Ideal Types, Vector Bases, and Convex Combinations
Last update: 07 Dec 2024 23:56First version: 18 September 2024
Attention conservation notice: Answering a question which probably no one else will find interesting, let alone puzzling. Accidentally posted a version with half the text deleted in mid-September 2024...
When I was an undergrad, I learned about two concepts in (relatively) close succession, and together they left me puzzled:
- All the vectors in a vector space can be expressed as linear combinations of basis vectors, and there are infinitely many bases for any vector space, all equally good, if not perhaps equally convenient for every problem. In particular, any one vector can always be made into a basis vector (and you can then build the rest of the basis around it). If you have a \( d \)-dimensional vector space, \( d < \infty \), then any set of \( d \) linearly independent vectors could be used as a basis. (Of course one often wants to have orthonormal bases, but there are straightforward prescriptions for building such a basis, starting from your favorite collection of \( d \) linearly independent vectors.)
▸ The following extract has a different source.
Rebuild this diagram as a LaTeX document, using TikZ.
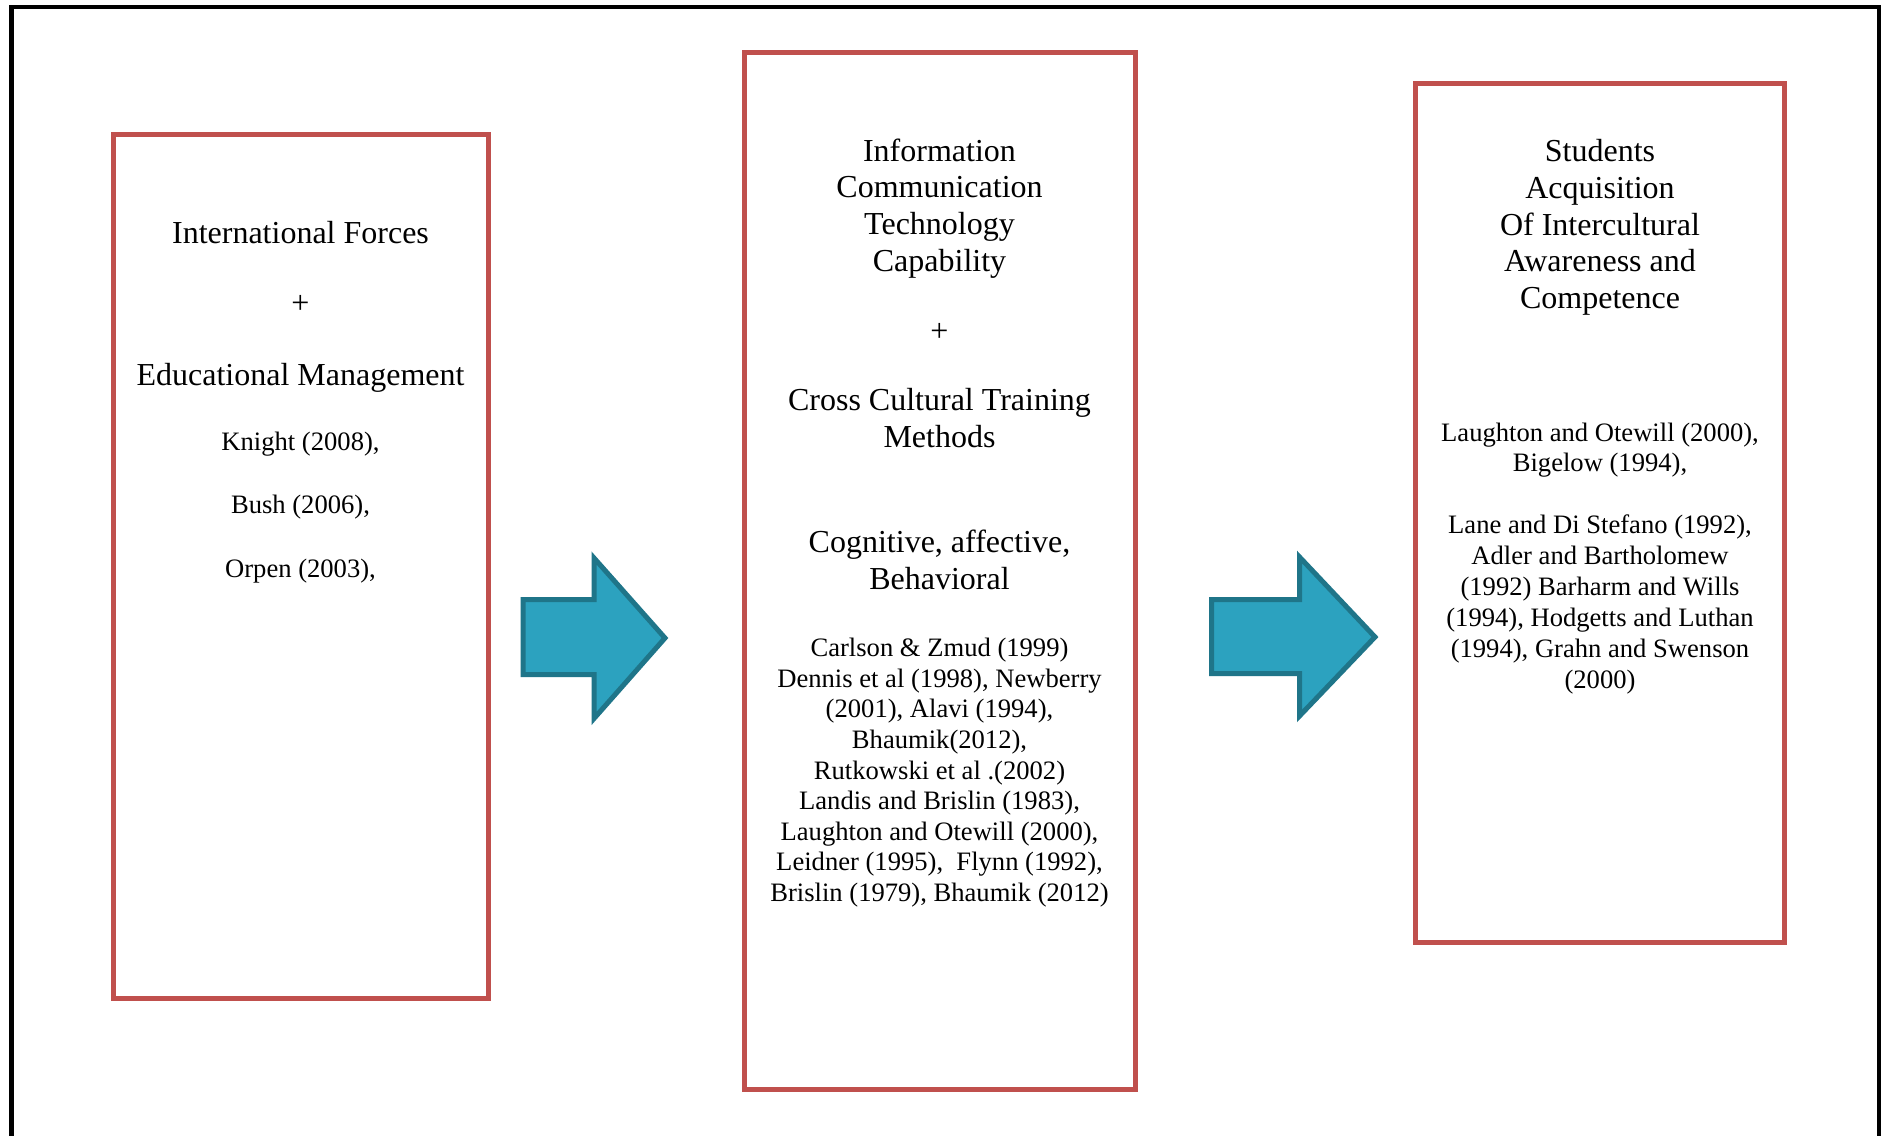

- Sociologists like to describe social forms (or even individual people) can be described in terms of "ideal types", often as combinations of ideal types. (Or at least some sociologists liked to do this...) So they go and identify, perhaps, three ideal types of authority, and then describe what "traditional" authority would look like, ideally, or "charistmatic" authority, or "rational-legal" authority, and might say that the authority of a corporate CEO is mostly of the rational-legal type though with, in some cases, touches of charisma.
Maybe you can already see what puzzled me from the way I've set this up: ideal types sounded a lot like basis vectors. Why choose that basis, rather than any other? Couldn't we declare any social form or individual we liked to be an ideal type, and start defining further types by contrast to Fred (or whoever)?
This is something I actually worried at, in my reading and in my offline notebooks, for more --- much more --- than a decade. A resolution did eventually occur to me, but only after I learned a lot about convexity. In fact I think this only occurred to me after convexity had figured crucially in a couple of papers...
The key is that a linear combination of two vectors is just their weighted sum, but if I am taking convex combinations, I am restricted to positive weights (which add up to one). If $\vec{u}$, $\vec{v}$, $\vec{w}$ are my basis vectors, and $\vec{x}$, $\vec{y}$, $\vec{z}$ are three (linearly independent) vectors I can write in terms of the bases, then I can indeed reverse my perspective and express $\vec{u}$, $\vec{v}$, $\vec{w}$ as linear combinations of $\vec{x}$, $\vec{y}$, and $\vec{z}$. But if $\vec{x}$, $\vec{y}$, $\vec{z}$ are convex combinations of $\vec{u}, \vec{v}, \vec{w}$, then I cannot do this reversal. Bounded convex sets have "extreme points", which cannot be generated by taking convex combinations of other points in the set. (Unbounded convex sets, like the whole Euclidean plane, need not have extreme points.) Whether a vector is an extreme point of a convex set is not affected by the basis used to represent the vectors. (Think of the corners of a regular polygon.) In fact, closed, bounded convex sets are precisely the ones which are generated by taking all the possible convex combinations of the extreme points. (Again, think of the corners of a regular polygon.)
So there you have the resolution to my perplexity: just think of "ideal type" as how a sociologist says "extreme point", and insist that when we describe actual phenomena in terms of ideal types, we are always looking at a convex combination of the ideal types. If taken seriously, this has an interesting implication: we can never put negative weight on an ideal type. Even if we want to say "the way this institution works is the polar opposite of charismatic authority", we would have to find one (or more) ideal types which we could positively mention in our description, and which point in that direction.
(Why, in all that time, did it not occur to me to go the other way, and ask what bits of math work like the way sociologists use ideal types? Because, in my mind, math and physics were obviously more real and more correct than social science or the humanities. That says something unfortunate about how I thought as an undergrad, and I doubt I have actually improved.)